Hypercholesterolemia exacerbates in-stent restenosis in rabbits: Studies of the mitigating effect of stent surface modification with a CD47-derived peptide
Hypercholesterolemia (HC) has previously been shown to augment the restenotic response in animal models and humans. However, the mechanistic aspects of in-stent restenosis (ISR) on a hypercholesterolemic background, including potential augmentation of systemic and local inflammation precipitated by HC, are not completely understood. Cluster of differentiation 47 (CD47) is a transmembrane protein known to abort crucial inflammatory pathways. Fishbein et al. examined the interrelation between HC, inflammation, and ISR and investigated the therapeutic potential of stents coated with a CD47-derived peptide (pepCD47) in the hypercholesterolemic rabbit model.
PepCD47 was immobilized on metal foils and stents using polybisphosphonate coordination chemistry and pyridyldithio/thiol conjugation.
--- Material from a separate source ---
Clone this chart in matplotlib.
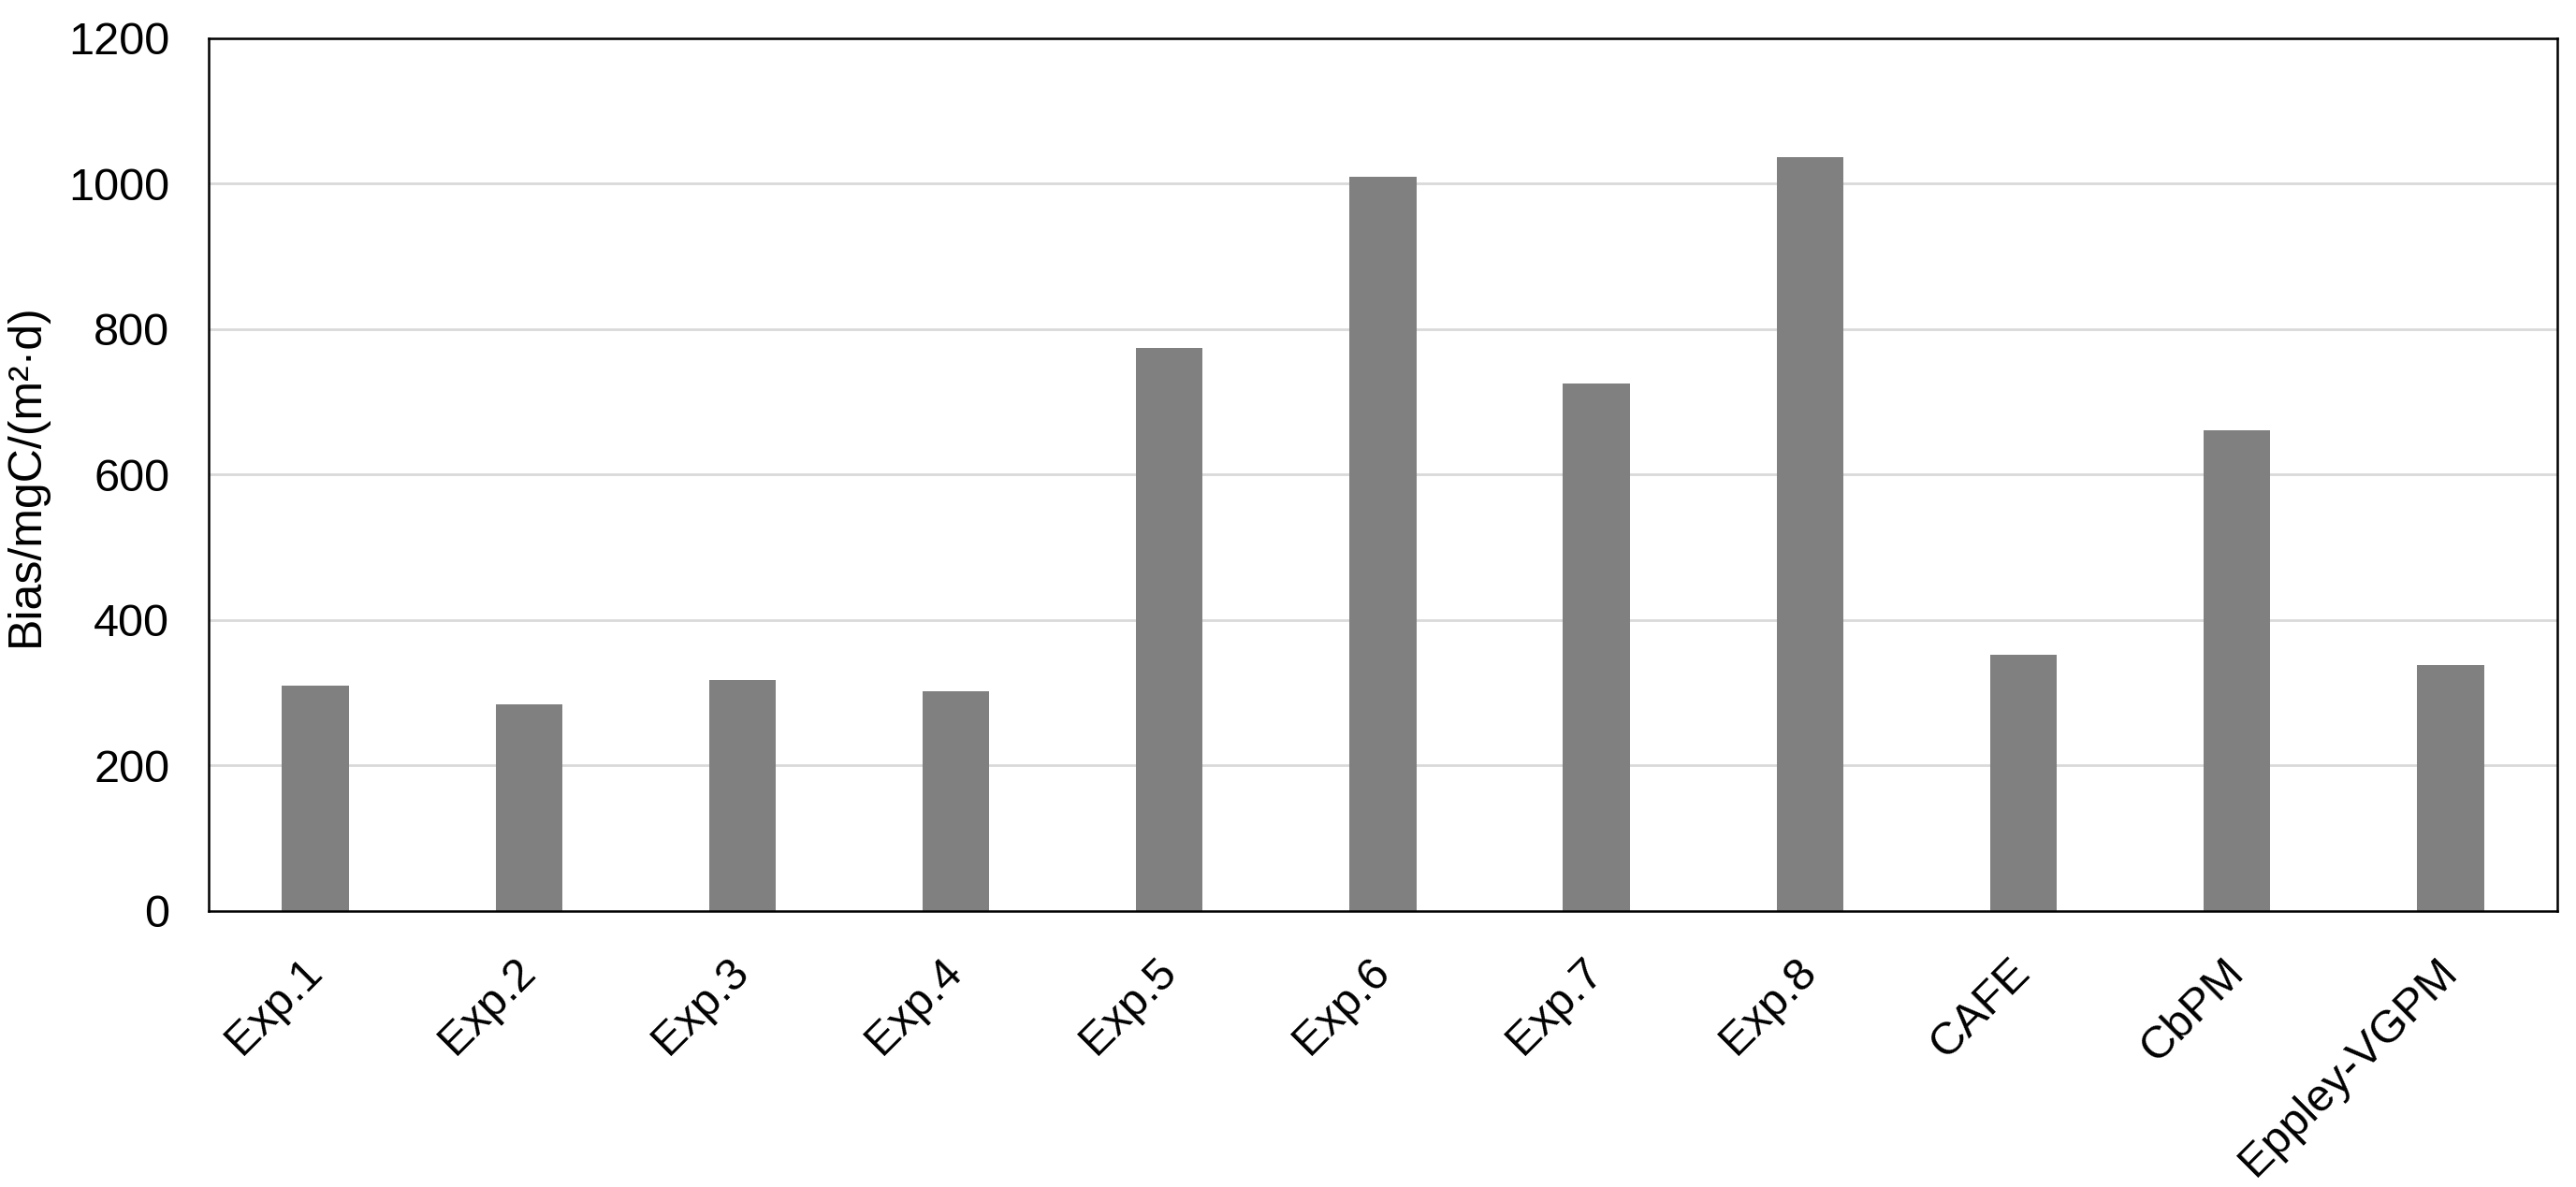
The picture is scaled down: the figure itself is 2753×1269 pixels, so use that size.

Cytokine expression in buffy coat-derived cells cultured over bare metal (BM) and pepCD47-derivatized foils demonstrated an M2/M1 macrophage shift with pepCD47 coating. HC and normocholesterolemic (NC) rabbit cohorts underwent bilateral implantation of BM and pepCD47 stents (HC) or BM stents only (NC) in the iliac location.
A 40 % inhibition of cell attachment to pepCD47-modified compared to BM surfaces was observed. HC increased neointimal growth at 4 weeks post BM stenting. These untoward outcomes were mitigated in hypercholesterolemic rabbits treated with pepCD47-derivatized stents. Compared to NC animals, inflammatory cytokine immunopositivity and macrophage infiltration of peri-strut areas increased in HC animals and were attenuated in HC rabbits treated with pepCD47 stents.
Augmented inflammatory responses underlie severe ISR morphology in hypercholesterolemic rabbits. Blockage of initial platelet and leukocyte attachment to stent struts through CD47 functionalization of stents mitigates the pro-restenotic effects of hypercholesterolemia.